The agency plans to disperse the lump-sum payment by the end of 2023 or early 2024.

Hospital groups overall seemed relieved with HHS' plan to issue a lump-sum payment to hospitals.

“After more than five years of litigation and a unanimous Supreme Court victory, the AHA is extremely pleased that 340B hospitals will finally be paid back what they deserve so they can continue providing care to their patients and communities," AHA President and CEO Rick Pollack said in a statement issued Friday.

"We are especially gratified that HHS agreed with the AHA’s position that these hospitals must be promptly repaid in full with a single lump-sum. At the same time, the AHA is disappointed that HHS has chosen to recoup funds from other hospitals that cannot afford additional Medicare payment cuts, including rural sole community, cancer and children’s hospitals that were initially exempted from HHS’ illegal policy. We will continue to review the proposal closely and look forward to providing comments."

The Federation of American Hospitals (FAH) also praised the proposed rule to remedy years of cuts to Medicare outpatient drug payments.

"The Administration showed important leadership in acting to preserve patient care. The proposed remedy takes into account the multiple pressures that hospitals face today, from excessive inflation to workforce shortages," FAH President and CEO Chip Kahn said in a statement.

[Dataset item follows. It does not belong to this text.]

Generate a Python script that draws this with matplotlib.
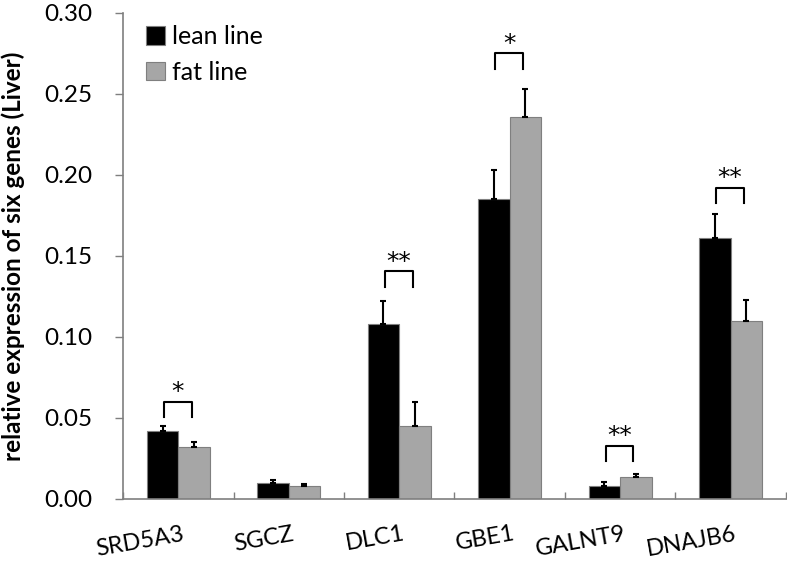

"Notwithstanding their efforts to protect hospitals through a lengthy transition, we remain concerned that the proposal to claw back 5 years of payments sets a dangerous precedent. It runs counter to the law and violates the finality and predictability principles that are foundational to the Medicare outpatient prospective payment system," Kahn said.

But the budget neutrality aspect of the proposed rule is an issue with providers and other groups.

"We are disappointed the remedy payments would include no interest and be budget neutral. The administration’s plan to cut non-drug payments to hospitals to achieve budget neutrality unnecessarily blunts the impact of the remedy by ensuring years of future underpayments," said Bruce Siegel, M.D., president and CEO of America's Essential Hospitals.

"The proposed remedy is a positive step to compensate hospitals for the difference between the cuts and what they would have received otherwise. We urge CMS to reconsider its proposed budget neutrality policy and make the remedy payments as soon as possible," Siegel said.

Soumi Saha, senior vice president of government affairs at Premier, described the proposed rule as "one step forward and two steps back."

"While Premier appreciates CMS proposing a one-time lump sum payment to affected providers for 340B-acquired drugs for calendar years 2018-2022, doing so in a budget-neutral manner over 16 years is a clawback in disguise," Saha said in a statement.

"Premier looks forward to commenting on and fleshing out ambiguity that exists in statutory language regarding whether retrospective remedies pursuant to a Supreme Court case are required to be implemented in a budget-neutral manner. Expeditiously arriving at a remedy to transparently address past reimbursement shortfalls—while holding hospitals harmless from policy deemed unlawful—is essential to support hospital and patient access to high-quality pharmaceuticals," he said.

More legal battles around the 340B program are ongoing. The Biden administration has fined multiple pharmaceutical companies for restricting contract pharmacies' access to 340B drugs, which has prompted a slew of lawsuits from drugmakers.

Back in late January, the pharma industry was handed a win on the contentious issue by a federal appeals court. The U.S. Court of Appeals for the Third Circuit ruled that the Biden administration can’t require drugmakers to provide 340B-discounted products to “an unlimited number” of contract pharmacies.

Drugmakers participating in the 340B program give substantial discounts on products to safety net providers in exchange for participation in Medicare and Medicaid.

The issue is still far from undecided, however, as two other federal appeals courts are weighing similar cases in other jurisdictions. Lower courts have previously gone both ways on the matter.

Just days after the appellate court decision, Bayer and EMD Serono became the 20th and 21st drugmakers to implement policies limiting discounted product sales to contract pharmacies.